## Q. 5.7

A toroidal coil has N turns closely wound on an air core and carries a steady current I as shown in Fig. 5.10. The toroid has an inner radius a and an outer radius b. Find H everywhere. ## Verified Solution

The closely wound toroidal coil has cylindrical symmetry (rotational symmetry about the z-axis), and thus the resulting H is independent of Φ. If the toroidal coil is rotated about the x-axis by 180º , it appears the same except for the reversed direction of the current in the coil. Note that if we reverse the current in the original coil, the direction of the resultant H should also be reversed. In view of this, we see that H cannot have the ρcomponent, because the vector component $H_{\rho } \pmb{a}_{ \rho }$ appears the same even if it is rotated about the x-axis by 180º . From these symmetry considerations so far, we arrive at a conclusion that H is of the form

$\pmb{H}= H_{\phi } (\rho , z)\pmb{a}_{ \phi } + H_{z} [(\rho ,z)\pmb{a}_{z}$. Assuming an ideal toroidal coil in which no current penetrates the $\phi = \phi _{1}$ plane( $\phi _{1}$ is constant), we see that the line integral of H around any closed path $C _{1}$, which lies flat on the $\phi = \phi _{1}$ plane, is zero, i.e.,

$\oint_{C_{1}}{\pmb{H} \pmb{\cdot } d \pmb{l}} = \oint_{C_{1}}{(H_{\phi } \pmb{a}_{\phi } + H_{z} \pmb{a}_{z}) \pmb{\cdot } (d \rho \pmb{a}_{\rho } + d z \pmb{a}_{z})} = \oint_{C_{1}}{H_{z} (\rho , z) dz} \\ \quad \quad \quad \quad = 0$                                                                                                    (5-25)

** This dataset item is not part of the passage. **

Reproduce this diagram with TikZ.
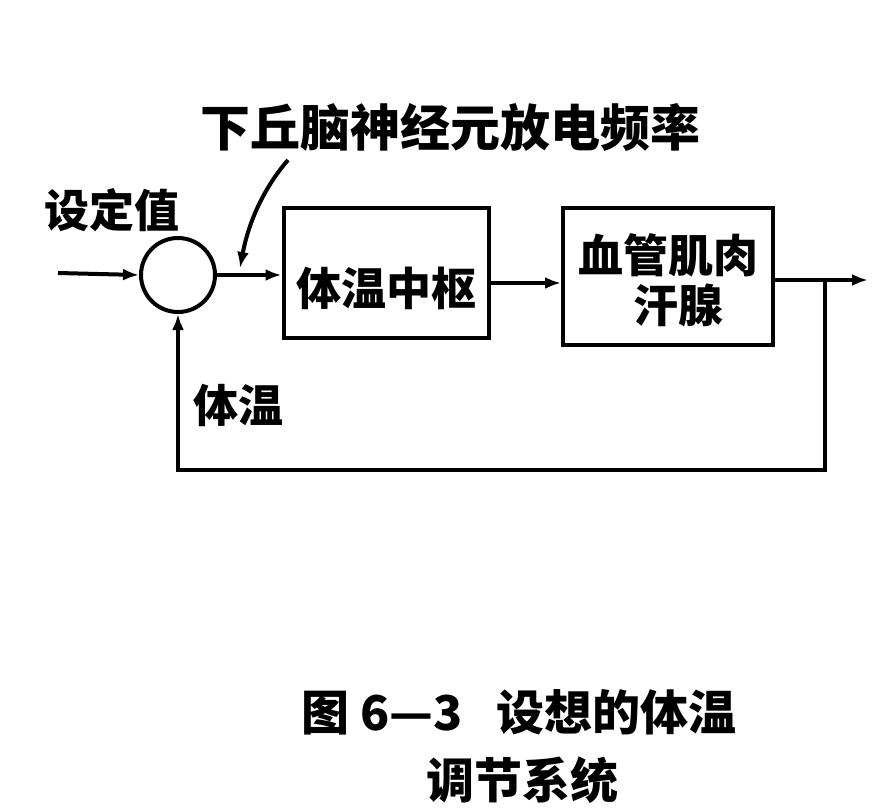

Here, we use $d \pmb{l} = d \rho \pmb{a}_{\rho } + dz \pmb{a}_{z}$ in the $\phi =\phi _{1}$ plane. Suppose $C_{1}$ is a rectangle with the left side at $\rho =\rho _{1}$ and the right side at $\rho =\rho _{2}$, being parallel to the z-axis in the $\phi =\phi _{1}$ plane. Since Eq. (5-25) should be satisfied regardless of the height of $C_{1}$, we obtain the relation $H_{z} (\rho_{1} , z) = H_{z} (\rho_{2} , z)$ from Eq. (5-25), implying that $H_{z}$ is constant everywhere. The finite extent of the toroidal coil, however, assures that H = 0 at infinity, meaning that $H_{z} = 0$ everywhere. From the discussions so far, we conclude that H of the toroidal coil is of the form $\pmb{H} = H_{\phi} (\rho, z) \pmb{a}_{\phi}$.

Inside the toroidal coil (a < ρ < b), taking a circle of radius ρ as an Amperian path C, from Ampere’s circuital law we obtain

$\oint_{C}{\pmb{H} \pmb{\cdot } d \pmb{l}} = \oint_{C}{H_{\phi } \pmb{a}_{\phi } \pmb{\cdot } \rho d \phi \pmb{a}_{\phi } } =\rho H_{\phi } \int_{0}^{2\pi }{d \phi }= 2 \pi \rho H_{\phi }$

Since C encloses the total current of NI, Ampere’s circuital law gives

$H_{\phi } = \frac{NI}{2 \pi \rho }$

Inside the toroidal coil, we have

$\pmb{H} = H_{\phi } \pmb{a}_{\phi } = \frac{NI}{2 \pi \rho }\pmb{a}_{\phi }$                                                    (inside)                                           (5-26a)

Outside the toroidal coil, no net current is enclosed by C. Thus,

H = 0                                               (outside)                                                       (5-26b)

We notice that the final magnetic field intensity given in Eq. (5-26a) is of the form $\pmb{H} = H_{\phi } (\rho ) \pmb{a}_{\phi }$; it is not against our expectation of $\pmb{H} = H_{\phi } (\rho, z ) \pmb{a}_{\phi }$.